Chapter 21 : Sincere

540 166 31
                                    

Sunhee's POV

Jarum panjang jam dinding berada di angka empat, sedangkan jarum pendek telah berada di angka tujuh dimana Chanyeol baru saja tiba setelah membelikan nasi ayam jahe sesuai permintaan gue.

Hal-hal kecil yang kami lakukan bersama dahulu kembali ke dalam pikiran gue akhir-akhir ini, sehingga membuat gue merasa gue perlu 'mereka ulang' semua itu. Bukan, bukan semacam rindu. Lebih tepatnya, berusaha membawa kembali kenangan manis ke kehidupan yang pahit saat ini.

Chanyeol duduk menghadap dinding, lalu meletakan makanannya di atas meja di samping ranjang. Mulutnya mulai mengunyah nasi hangat yang pulen, dengan cepat melahap semua itu. Gue melirik bungkusan kedua milik gue yang bahkan belum disentuh sama sekali. Persis seperti Tarzan kelaparan, huh.

"Chanyeol-ah.."

"Um?" Ia menoleh, dengan dua butir nasi yang menghiasi kedua ujung bibirnya—nampak lucu.

Gue menunjuk bibir, memberi tanda bahwa terdapat sesuatu di sana. Kedua alis Chanyeol meninggi, bingung.

"Ada nasi di bibir lo."

Chanyeol pun memegang butiran nasi itu, lalu membuangnya ke lantai dan tertawa geli. "Aigoo, seharusnya gue suruh lo bersihin, ya?"

Gue hanya tersenyum tipis, kemudian mulai menyantap sarapan dengan perlahan. Ah, apa yang lo pikirkan, Sunhee? Gue membuka ponsel gue dengan menyuap sesendok demi sesendok ayam dengan tangan kiri, mengecek pesan dari Mama yang akan tiba di rumah sakit satu jam lagi bersama Papa dan Minseok, adik gue.

Seharusnya, keluarga gue telah tiba sejak pukul 7, namun dikarenakan Minseok yang masih harus menyelesaikan urusan sekolahnya, terpaksa Mama dan Papa memberi toleransi waktu kepada adik gue yang badung satu itu.

Pesan dari Mama, Pak Junmyeon, hingga Seungmin memenuhi kotak pesan gue sedari malam. Tetapi, pesan dari Lay Zhang masuk empat hari lalu. Tak ada perubahan. Di mana dia ketika gue dilanda kerinduan yang amat sangat?

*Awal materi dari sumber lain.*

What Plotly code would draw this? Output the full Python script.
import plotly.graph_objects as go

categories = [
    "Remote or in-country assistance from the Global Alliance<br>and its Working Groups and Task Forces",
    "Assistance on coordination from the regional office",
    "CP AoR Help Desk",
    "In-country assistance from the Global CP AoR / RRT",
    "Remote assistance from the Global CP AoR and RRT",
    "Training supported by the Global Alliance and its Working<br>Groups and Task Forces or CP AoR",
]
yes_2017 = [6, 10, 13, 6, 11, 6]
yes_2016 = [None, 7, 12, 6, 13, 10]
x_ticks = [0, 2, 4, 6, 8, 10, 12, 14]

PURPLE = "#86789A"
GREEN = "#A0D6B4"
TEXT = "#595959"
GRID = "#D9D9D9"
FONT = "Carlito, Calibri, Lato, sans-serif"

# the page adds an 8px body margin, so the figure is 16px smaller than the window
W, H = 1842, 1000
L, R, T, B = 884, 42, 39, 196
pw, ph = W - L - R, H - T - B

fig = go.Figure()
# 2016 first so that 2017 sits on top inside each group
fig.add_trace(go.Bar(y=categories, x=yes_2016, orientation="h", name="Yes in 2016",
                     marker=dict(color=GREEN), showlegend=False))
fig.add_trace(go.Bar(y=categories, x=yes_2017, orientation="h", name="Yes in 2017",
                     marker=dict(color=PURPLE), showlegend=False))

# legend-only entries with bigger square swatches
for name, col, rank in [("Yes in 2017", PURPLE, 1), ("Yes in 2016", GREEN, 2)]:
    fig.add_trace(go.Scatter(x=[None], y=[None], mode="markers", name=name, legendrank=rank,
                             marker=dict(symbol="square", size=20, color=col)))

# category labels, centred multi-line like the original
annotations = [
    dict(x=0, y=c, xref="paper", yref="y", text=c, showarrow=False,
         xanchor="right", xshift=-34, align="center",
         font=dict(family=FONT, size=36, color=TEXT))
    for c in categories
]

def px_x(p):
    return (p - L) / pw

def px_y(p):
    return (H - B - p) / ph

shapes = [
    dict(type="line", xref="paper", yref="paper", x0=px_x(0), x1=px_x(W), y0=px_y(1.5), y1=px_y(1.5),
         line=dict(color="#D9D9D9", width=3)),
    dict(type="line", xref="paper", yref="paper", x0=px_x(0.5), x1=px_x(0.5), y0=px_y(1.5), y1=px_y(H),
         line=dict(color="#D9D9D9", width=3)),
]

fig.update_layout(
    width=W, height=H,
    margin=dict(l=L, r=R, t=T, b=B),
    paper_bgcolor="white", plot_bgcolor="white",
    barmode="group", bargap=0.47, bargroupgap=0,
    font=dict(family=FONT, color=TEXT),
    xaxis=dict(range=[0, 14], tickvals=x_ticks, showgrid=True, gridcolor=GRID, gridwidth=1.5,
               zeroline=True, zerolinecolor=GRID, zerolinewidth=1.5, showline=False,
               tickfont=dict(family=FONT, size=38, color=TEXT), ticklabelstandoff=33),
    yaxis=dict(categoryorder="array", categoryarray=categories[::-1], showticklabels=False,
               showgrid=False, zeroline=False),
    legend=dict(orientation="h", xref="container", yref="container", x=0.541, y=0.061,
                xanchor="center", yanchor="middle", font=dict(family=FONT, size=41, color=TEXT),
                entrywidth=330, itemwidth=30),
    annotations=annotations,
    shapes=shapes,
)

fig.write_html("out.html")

"Pasti mikirin Lay." Chanyeol yang melirik ke arah layar ponsel gue, menyengir kecil.

Gue memutar bola mata gue, kemudian mengunci layar. "Engga, kok." Gue tersenyum kecut, lalu merapikan kotak ayam yang telah kosong dan memasukkannya kembali ke dalam kantong plastik.

"Jujur aja. Gue engga marah."

Gue mengerling ke arah Chanyeol, kemudian kembali berbaring lesu. Otak gue rasanya akan meledak beberapa waktu terakhir ini.

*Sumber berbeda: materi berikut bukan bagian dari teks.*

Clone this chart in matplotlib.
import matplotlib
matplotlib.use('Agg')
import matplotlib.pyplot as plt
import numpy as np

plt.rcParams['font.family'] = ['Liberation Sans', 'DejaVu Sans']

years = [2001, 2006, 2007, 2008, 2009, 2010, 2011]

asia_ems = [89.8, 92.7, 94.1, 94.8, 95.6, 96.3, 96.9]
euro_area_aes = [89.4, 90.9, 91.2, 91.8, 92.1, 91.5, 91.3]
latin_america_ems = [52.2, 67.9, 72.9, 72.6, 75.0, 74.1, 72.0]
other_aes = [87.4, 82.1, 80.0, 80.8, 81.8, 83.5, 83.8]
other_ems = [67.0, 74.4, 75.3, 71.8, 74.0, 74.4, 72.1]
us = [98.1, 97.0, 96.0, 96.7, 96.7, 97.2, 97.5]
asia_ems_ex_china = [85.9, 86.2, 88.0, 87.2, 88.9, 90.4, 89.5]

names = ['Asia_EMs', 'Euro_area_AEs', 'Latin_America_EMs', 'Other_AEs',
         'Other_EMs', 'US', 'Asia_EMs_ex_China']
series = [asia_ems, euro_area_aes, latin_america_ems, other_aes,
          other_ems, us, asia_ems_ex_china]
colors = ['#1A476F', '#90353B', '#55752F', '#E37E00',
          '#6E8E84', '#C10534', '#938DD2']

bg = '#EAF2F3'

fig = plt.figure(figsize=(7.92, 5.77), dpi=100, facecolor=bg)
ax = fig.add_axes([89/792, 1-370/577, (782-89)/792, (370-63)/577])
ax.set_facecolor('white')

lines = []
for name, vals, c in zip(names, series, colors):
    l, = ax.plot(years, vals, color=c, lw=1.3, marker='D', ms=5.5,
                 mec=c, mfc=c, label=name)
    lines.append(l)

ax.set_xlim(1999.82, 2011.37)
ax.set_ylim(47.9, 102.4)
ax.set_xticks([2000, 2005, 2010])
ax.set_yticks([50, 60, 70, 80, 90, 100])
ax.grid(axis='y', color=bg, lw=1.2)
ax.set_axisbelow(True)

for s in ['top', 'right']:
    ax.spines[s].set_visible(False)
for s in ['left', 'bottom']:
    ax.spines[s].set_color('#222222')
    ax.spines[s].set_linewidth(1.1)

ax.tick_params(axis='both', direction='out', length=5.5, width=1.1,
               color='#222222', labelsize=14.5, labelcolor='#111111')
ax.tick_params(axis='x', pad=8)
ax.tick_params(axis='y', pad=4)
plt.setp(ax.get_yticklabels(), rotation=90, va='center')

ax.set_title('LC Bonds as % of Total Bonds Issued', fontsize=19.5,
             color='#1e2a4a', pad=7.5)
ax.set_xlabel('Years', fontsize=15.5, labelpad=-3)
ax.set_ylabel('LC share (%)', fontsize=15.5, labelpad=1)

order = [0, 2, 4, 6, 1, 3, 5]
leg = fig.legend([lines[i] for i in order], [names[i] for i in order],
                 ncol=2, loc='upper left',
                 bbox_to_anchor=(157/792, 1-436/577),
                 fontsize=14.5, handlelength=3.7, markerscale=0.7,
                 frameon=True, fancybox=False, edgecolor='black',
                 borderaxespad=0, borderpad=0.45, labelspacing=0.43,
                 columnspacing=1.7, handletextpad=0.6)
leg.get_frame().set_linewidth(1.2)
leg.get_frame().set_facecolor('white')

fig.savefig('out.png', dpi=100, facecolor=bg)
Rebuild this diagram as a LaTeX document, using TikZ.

Chanyeol yang seolah menunjukkan 'pertanda kembali', Lay yang menghilang bagaikan ditelan bumi dan kondisi gue yang tak memungkinkan untuk mencari tahu alasannya memperkeruh seluruhnya.

Mengapa benang yang kusut ini tak kunjung terurai juga? Semakin terlilit hingga akhirnya gue merasa.. itu akan terikat mati.

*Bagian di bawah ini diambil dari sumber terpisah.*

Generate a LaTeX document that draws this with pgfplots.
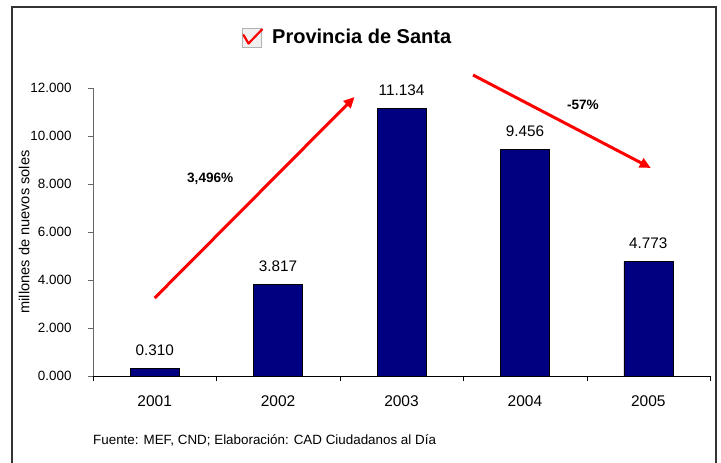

"Ke teras, yuk. Mataharinya lumayan terang pagi ini." Chanyeol tiba-tiba membuka suara, seraya mengelus tangan gue dengan pelan. Napas gue benar-benar tercekat. Nadi-nadi gue berdetak begitu kencang di permukaan. Tak mungkin gue merasakan hal ini kembali. Gue sudah bertekad kuat.

"Tunggu terapisnya aja."

"Kelamaan. Kapan sembuhnya?" Chanyeol pun membantu gue turun dari ranjang, dan menopang badan gue untuk berjalan.

Benar-benar kaku, lemas. Kaki gue ada, namun tak dapat dirasa.

Gue pun duduk di sebuah bangku kecil di teras kamar dengan begitu pelan, sembari menikmati pemandangan langit yang memang cerah hari ini.